Download the pre-built Hadrian-Standalone JAR with dependencies. This article was tested with Hadrian 0.8.3; newer versions should work with no modification.
A good place to start is Hadrian-Standalone’s own help text, which will always show the latest options.
% java -jar target/hadrian-standalone-0.8.3-jar-with-dependencies.jar --help Usage: java -jar hadrian-standalone.jar [options] engineFileName.pfa|json|yaml|yml|py [inputFile.json|avro] -n <value> | --numberOfEngines <value> number of engines to run (default: 1) -i <value> | --inputFormat <value> input format: "avro" (default), "json", "json+schema", "csv", "csv+header" -o <value> | --outputFormat <value> output format: "avro" (default), "json", "json+schema", "csv", or "csv+header" -s baseNameOrPath | --saveState baseNameOrPath base file name for saving the scoring engine state (a directory, file name prefix, or both) --printTime print average time of action to standard error (approximately every 10 seconds, does not include data input/output) --debug print out auto-generated Java code for PFA engine engineFileName.pfa|json|yaml|yml|py scoring engine encoded in PFA (pfa|json|yaml|yml) or Python (py) inputFile.json|avro optional input files (if omitted, data are taken from standard input) --help print this help message Hadrin standalone runs a PFA-encoded scoring engine as a standard input to standard output process. If multiple engines are specified, these engines run in parallel and may share state. If a --saveState option is provided, the final state is written to a file at the end of input.

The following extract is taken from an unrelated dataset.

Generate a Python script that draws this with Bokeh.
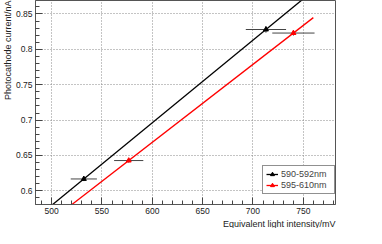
import numpy as np
from bokeh.plotting import figure
from bokeh.models import (Title, Legend, LegendItem, SingleIntervalTicker,
                          CustomJSTickFormatter)
from bokeh.embed import file_html
from bokeh.resources import INLINE

# ---- data ----
series_names = ["590-592nm", "595-610nm"]
series_colors = ["black", "red"]
intensity_590 = [532.0, 712.9]
current_590 = [0.6168, 0.828]
intensity_err_590 = [13.0, 20.0]
current_err_590 = [0.003, 0.0045]
intensity_595 = [576.6, 740.2]
current_595 = [0.6428, 0.823]
intensity_err_595 = [14.5, 21.0]
current_err_595 = [0.003, 0.0036]
fit_range = [490.0, 760.0]

x_range = (484, 782)
y_range = (0.5807, 0.869)

FONT = "Liberation Sans"

p = figure(width=366, height=228, x_range=x_range, y_range=y_range,
           output_backend="svg", toolbar_location=None,
           min_border_left=30, min_border_right=31, min_border_top=0,
           min_border_bottom=0)
p.background_fill_color = "white"
p.outline_line_color = "#555555"
p.outline_line_width = 1

for ax in (p.xaxis[0], p.yaxis[0]):
    ax.axis_line_color = "#555555"
    ax.major_tick_line_color = "#444444"
    ax.minor_tick_line_color = "#444444"
    ax.major_tick_in = 7
    ax.major_tick_out = 0
    ax.minor_tick_in = 4
    ax.minor_tick_out = 0
    ax.major_label_text_font = FONT
    ax.major_label_text_font_size = "8.5px"
    ax.major_label_text_color = "#222222"
    ax.axis_label_standoff = 0

p.xaxis.ticker = SingleIntervalTicker(interval=50, num_minor_ticks=5)
p.yaxis.ticker = SingleIntervalTicker(interval=0.05, num_minor_ticks=5)
p.yaxis.formatter = CustomJSTickFormatter(code="return parseFloat(tick.toFixed(3)).toString();")
p.xaxis.major_label_standoff = 3
p.yaxis.major_label_standoff = 3

p.grid.grid_line_color = "#888888"
p.grid.grid_line_dash = "1 2"
p.grid.grid_line_width = 1

datasets = [
    (intensity_590, current_590, intensity_err_590, current_err_590),
    (intensity_595, current_595, intensity_err_595, current_err_595),
]

items = []
for (xs, ys, xe, ye), name, col in zip(datasets, series_names, series_colors):
    xs = np.array(xs); ys = np.array(ys); xe = np.array(xe); ye = np.array(ye)
    slope, icpt = np.polyfit(xs, ys, 1)
    fx = np.array(fit_range)
    ln = p.line(fx, slope * fx + icpt, line_color=col, line_width=1.3)
    p.segment(x0=xs - xe, y0=ys, x1=xs + xe, y1=ys, line_color="#444444", line_width=1)
    p.segment(x0=xs, y0=ys - ye, x1=xs, y1=ys + ye, line_color="#444444", line_width=1)
    sc = p.scatter(xs, ys, marker="triangle", size=5, fill_color=col, line_color=col)
    items.append(LegendItem(label=name, renderers=[ln, sc]))

legend = Legend(items=items, location=(227, 10))
legend.label_text_font = FONT
legend.label_text_font_size = "9px"
legend.padding = 3
legend.spacing = 1
legend.margin = 0
legend.label_height = 10
legend.glyph_height = 10
legend.glyph_width = 12
legend.label_standoff = 3
legend.label_width = 50
legend.border_line_color = "#222222"
legend.border_line_width = 1
legend.background_fill_alpha = 1
p.add_layout(legend, "center")

xtitle = Title(text="Equivalent light intensity/mV", align="right",
               text_font=FONT, text_font_size="9px", text_font_style="normal",
               text_color="#222222", standoff=0, offset=0)
ytitle = Title(text="Photocathode current/nA", align="right",
               text_font=FONT, text_font_size="9px", text_font_style="normal",
               text_color="#222222", standoff=0, offset=0)
p.add_layout(xtitle, "below")
p.add_layout(ytitle, "left")

open("out.html", "w").write(file_html(p, INLINE))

--numberOfEngines is greater than 1, parallel threads are launched with one engine instance in each thread. Data from the
inputFiles are processed sequentially, and the process ends when all input files have been processed. With parallel threads, the input data are given to the first non-busy scoring engine and the input stream waits if all engines are busy (scatter step). Output from the engines are collected on a single
java.util.concurrent.ConcurrentLinkedQueue and are written to the output file in the order in which they are received. This is only equal to the input order if
--numberOfEngines is 1.
The input and output files do not need to be files; they can be named pipes.